• **Work instructions**:
Leaving out every picture, retype the lines below from the top through the one that contains "import seaborn as sns".
───── Raw data ─────
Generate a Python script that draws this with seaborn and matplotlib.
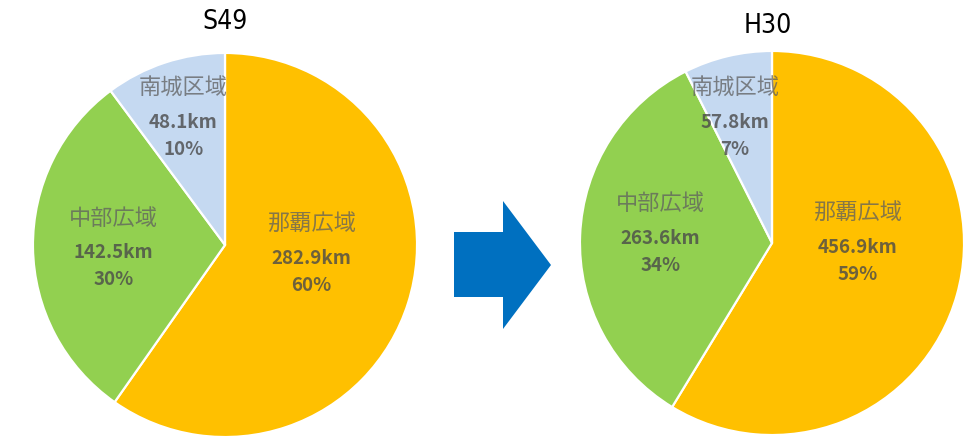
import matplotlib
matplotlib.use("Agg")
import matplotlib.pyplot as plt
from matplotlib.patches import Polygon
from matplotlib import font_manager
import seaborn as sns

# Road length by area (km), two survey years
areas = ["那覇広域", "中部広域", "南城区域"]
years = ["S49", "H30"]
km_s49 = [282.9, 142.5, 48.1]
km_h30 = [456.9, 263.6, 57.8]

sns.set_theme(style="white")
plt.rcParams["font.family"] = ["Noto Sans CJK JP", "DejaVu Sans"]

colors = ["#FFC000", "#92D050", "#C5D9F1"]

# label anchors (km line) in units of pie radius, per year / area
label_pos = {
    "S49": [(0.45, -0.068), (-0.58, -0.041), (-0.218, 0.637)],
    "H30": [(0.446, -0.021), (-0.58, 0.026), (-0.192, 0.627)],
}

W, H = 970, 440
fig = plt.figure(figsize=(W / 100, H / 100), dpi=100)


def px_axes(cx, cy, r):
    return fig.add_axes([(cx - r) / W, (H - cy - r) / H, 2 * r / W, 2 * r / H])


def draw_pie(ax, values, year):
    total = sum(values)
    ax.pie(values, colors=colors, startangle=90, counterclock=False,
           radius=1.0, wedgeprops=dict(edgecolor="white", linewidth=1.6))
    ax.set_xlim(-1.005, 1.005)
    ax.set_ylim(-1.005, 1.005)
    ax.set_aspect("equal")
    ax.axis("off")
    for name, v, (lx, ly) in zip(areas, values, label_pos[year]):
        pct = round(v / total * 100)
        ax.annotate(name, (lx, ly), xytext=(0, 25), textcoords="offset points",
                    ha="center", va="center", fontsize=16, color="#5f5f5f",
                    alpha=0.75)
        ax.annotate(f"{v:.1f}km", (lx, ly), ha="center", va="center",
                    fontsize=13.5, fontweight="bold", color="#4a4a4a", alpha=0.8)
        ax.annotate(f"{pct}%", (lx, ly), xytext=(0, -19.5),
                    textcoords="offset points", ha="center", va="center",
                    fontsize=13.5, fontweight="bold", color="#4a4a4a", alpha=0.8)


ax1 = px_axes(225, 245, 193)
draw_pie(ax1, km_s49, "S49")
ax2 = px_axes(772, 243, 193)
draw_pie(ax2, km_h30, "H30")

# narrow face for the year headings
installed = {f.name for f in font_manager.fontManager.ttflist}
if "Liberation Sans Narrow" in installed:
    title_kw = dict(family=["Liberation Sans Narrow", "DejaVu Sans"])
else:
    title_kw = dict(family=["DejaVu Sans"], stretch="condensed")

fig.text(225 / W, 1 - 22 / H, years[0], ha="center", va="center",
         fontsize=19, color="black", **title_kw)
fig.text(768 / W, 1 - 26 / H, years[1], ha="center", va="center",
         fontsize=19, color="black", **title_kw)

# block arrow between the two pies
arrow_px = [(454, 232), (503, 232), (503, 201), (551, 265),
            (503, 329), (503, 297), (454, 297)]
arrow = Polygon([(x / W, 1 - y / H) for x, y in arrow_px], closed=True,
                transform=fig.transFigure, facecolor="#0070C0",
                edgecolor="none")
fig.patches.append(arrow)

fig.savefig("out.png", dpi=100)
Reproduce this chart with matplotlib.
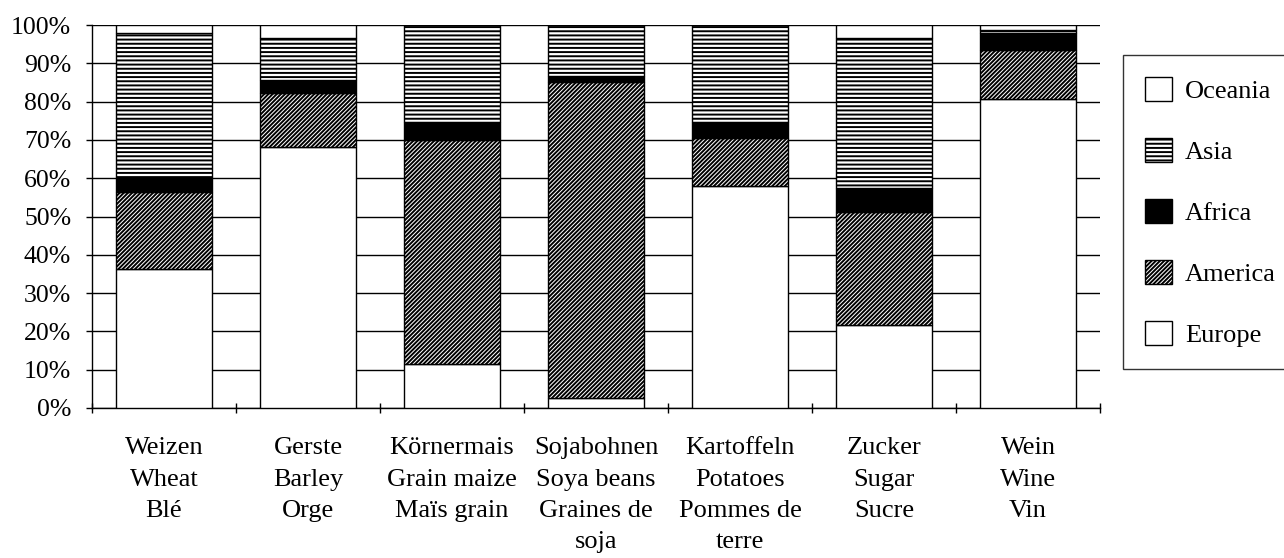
─────
• **Exercise result**:
Generate a Python script that draws this with seaborn and matplotlib.
import matplotlib
matplotlib.use("Agg")
import matplotlib.pyplot as plt
from matplotlib.patches import Polygon
from matplotlib import font_manager
import seaborn as sns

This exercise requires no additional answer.